Dr. Malcolm Cook
I am an Associate Lecturer who teaches contextual studies on the MA Character Animation course, with a focus on historical and theoretical approaches to animation.
I gained my PhD in 2013 by Birkbeck, University of London. It examined early British animated cartoons prior to the advent of sound cinema, with a particular focus on the relationship between the moving image and the graphic arts and other pre-cinematic entertainments, as well as the neurological processes involved in the perception of these forms. I teach at Central Saint Martins and Middlesex University.
My primary research interests lie in the intermedial relationships of the moving image, the many and varied ways in which it has been influenced by and interacted with other art forms, and the implications these have for definitions of cinema, both historically and in contemporary practices. Animation, early cinema, and film music/sound, individually and in combination, have all provided areas of research that are particularly well suited to this rich topic and are the basis of his existing publications. The intermedial focus of research has necessarily required openness to interdisciplinary methods, drawing on film and animation studies, art history, theatre and performance studies, literary and adaptation studies, and contemporary work in the neurosciences.

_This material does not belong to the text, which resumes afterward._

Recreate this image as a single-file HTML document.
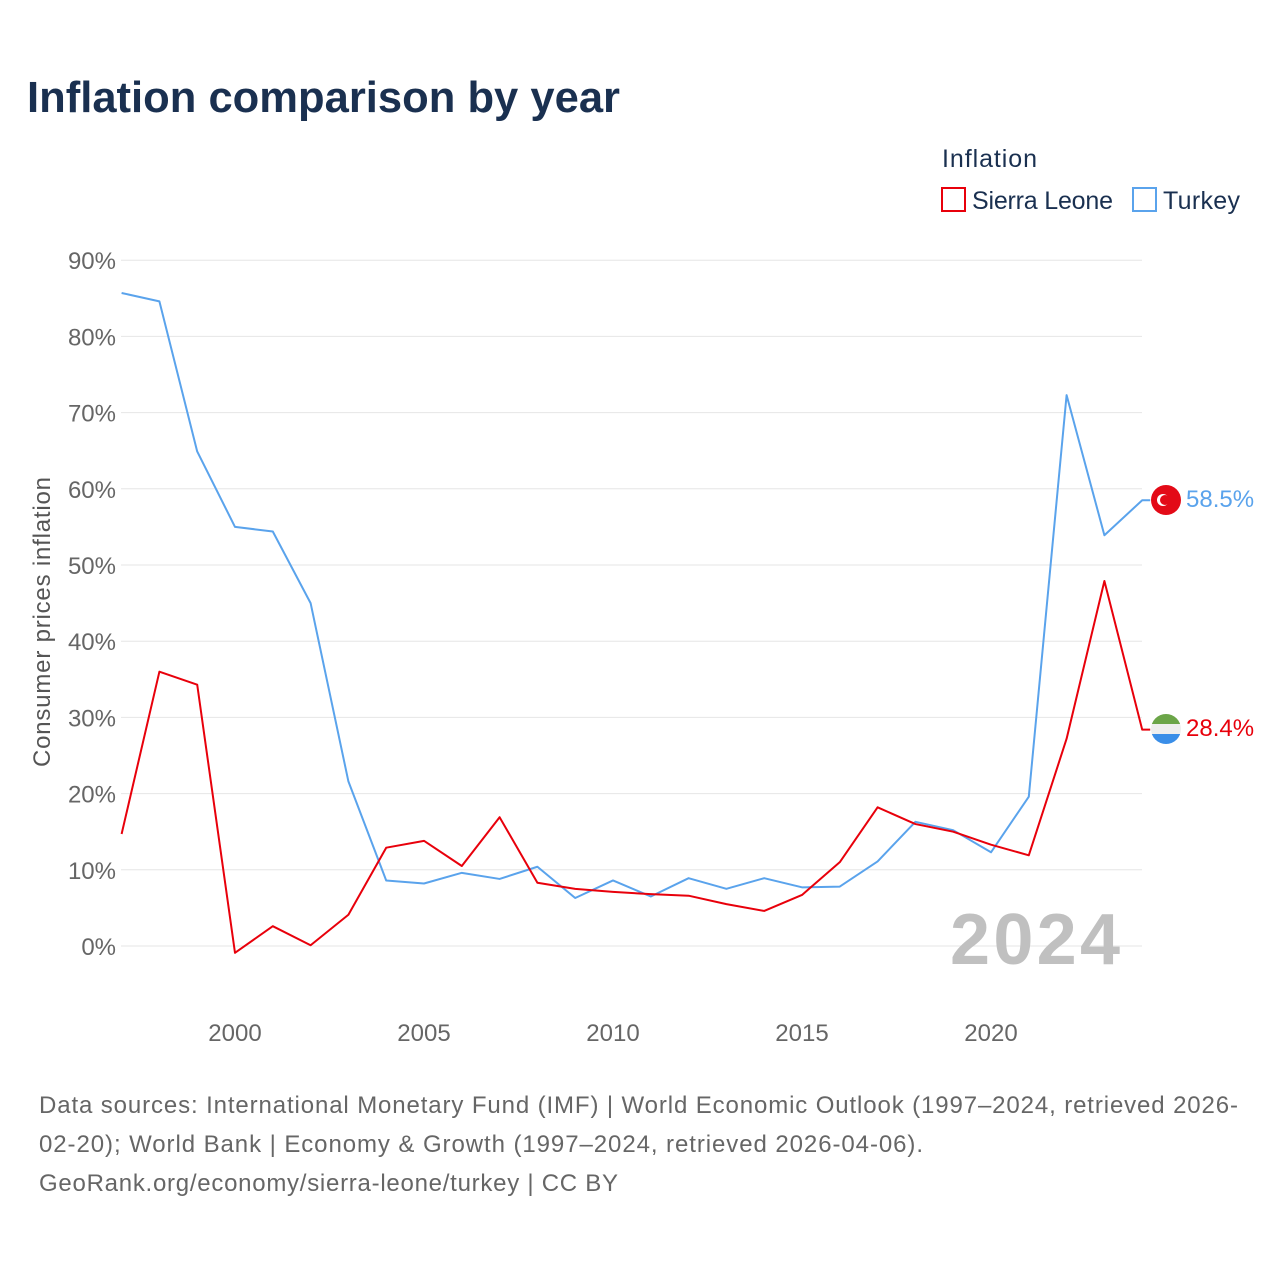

I am the author of a number of peer-reviewed journal articles and book chapters and have co-authored (with Max Sexton) a book titled Adapting Science Fiction to Television: Small Screen, Expanded Universe (2015). This book explores the way the adaptation to television of a range of science fiction sources, including literature, cinema, radio, and comics, has been used to explore and define the medium specificity of television. My chapter ‘Pixar, “The Road to Point Reyes”, and the long history of landscapes in new visual technologies’ appears in the forthcoming book Animated Landscapes: History, Form and Function edited by Chris Pallant. I am currently preparing several book chapters for publication including one on the role of music in the work of Len Lye, and one looking at the advertising and music videos produced by Aardman Animations.